Freetown, February 21, 2026 (SLENA)-Vice President Dr. Mohamed Juldeh Jalloh has challenged West African universities to reclaim their role as engines of regional integration and intellectual renewal. Delivering the closing address at the 11th Annual Conference and 13th Annual General Meeting of the Association of West African Universities (AWAU), he called for a collective shift toward harmonized curricula, academic mobility, and research collaboration.
Speaking before an audience of professors, policymakers, and scholars at the Foreign Academy, the Vice President framed this year’s theme “Bridging Innovation with Quality Assurance in West Africa” within a broader historical arc. He recalled the golden decades of the 1960s and 1970s, when West African universities stood as vibrant centers of intellectual excellence and symbols of post-independence promise.
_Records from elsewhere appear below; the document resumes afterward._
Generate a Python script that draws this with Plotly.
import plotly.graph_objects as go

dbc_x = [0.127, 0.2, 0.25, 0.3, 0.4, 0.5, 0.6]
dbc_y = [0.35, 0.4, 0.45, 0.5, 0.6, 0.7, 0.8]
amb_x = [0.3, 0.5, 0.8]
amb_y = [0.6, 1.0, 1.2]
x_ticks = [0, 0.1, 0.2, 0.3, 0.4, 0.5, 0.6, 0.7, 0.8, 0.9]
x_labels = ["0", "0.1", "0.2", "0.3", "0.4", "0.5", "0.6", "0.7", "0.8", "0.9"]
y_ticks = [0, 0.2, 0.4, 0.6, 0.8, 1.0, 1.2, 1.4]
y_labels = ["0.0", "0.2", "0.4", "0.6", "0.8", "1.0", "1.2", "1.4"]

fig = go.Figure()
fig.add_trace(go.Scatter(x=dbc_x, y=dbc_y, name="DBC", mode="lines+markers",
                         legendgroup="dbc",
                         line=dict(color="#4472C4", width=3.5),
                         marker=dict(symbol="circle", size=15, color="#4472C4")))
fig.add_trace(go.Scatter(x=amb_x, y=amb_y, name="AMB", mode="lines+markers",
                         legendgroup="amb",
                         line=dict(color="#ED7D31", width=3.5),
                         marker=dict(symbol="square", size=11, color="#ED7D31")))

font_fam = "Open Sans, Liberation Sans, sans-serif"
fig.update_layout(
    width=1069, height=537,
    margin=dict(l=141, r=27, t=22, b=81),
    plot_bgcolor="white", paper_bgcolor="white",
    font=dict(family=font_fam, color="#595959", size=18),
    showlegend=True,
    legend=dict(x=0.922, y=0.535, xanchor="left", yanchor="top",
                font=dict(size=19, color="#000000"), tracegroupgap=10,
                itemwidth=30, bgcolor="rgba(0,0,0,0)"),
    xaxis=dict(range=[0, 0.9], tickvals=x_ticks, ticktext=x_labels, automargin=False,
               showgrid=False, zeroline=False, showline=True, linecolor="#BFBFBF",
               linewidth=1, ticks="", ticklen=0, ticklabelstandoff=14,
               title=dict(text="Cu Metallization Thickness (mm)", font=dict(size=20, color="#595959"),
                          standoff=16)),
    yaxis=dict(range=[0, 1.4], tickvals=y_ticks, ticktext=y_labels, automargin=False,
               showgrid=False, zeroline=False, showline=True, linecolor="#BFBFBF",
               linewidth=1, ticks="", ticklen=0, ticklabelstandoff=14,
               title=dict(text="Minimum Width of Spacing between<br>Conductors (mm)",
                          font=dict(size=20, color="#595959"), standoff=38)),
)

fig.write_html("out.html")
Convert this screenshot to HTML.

However, he acknowledged the institutional decline of the 1980s and 1990s, when funding dried up and research output suffered under mounting teaching pressures. Yet, despite these challenges, the Vice President praised the resilience of individual academics who preserved the spirit of scholarship. “The university survived,” he emphasized, “because professors kept the flame alive, often with support from international foundations.”
Looking ahead, VP Jalloh urged AWAU to function as a catalyst for what he described as “regional integration from below.” He called on universities to align academic standards, promote cross-border student and faculty mobility, and build collaborative research networks capable of addressing shared regional challenges.
“The university of tomorrow must be established now,” he declared, stressing that innovation and cooperation are no longer optional but imperative particularly as global development financing tightens and democratic pressures intensify across parts of the region.
In her remarks, the Minister of Technical and Higher Education, Dr. Haja Ramatulai Wurrie, commended the Vice President for his steadfast commitment to advancing education. She noted that under President Julius Maada Bio’s leadership, education has remained a national priority from the flagship Free Quality School Education program (2018–2023) to ongoing development strategies for 2023–2028.
The Minister emphasized that platforms like the AWAU conference are vital for fostering quality assurance, knowledge exchange, and access to continental resources. She expressed deep appreciation for the Vice President’s role in championing higher education reforms and cross-border academic collaboration.
The conference concluded on an inspiring note, with delegates energized to reposition their institutions as drivers of integration, innovation, and sustainable development. The collective message was clear: West Africa’s universities must not only respond to change they must lead it.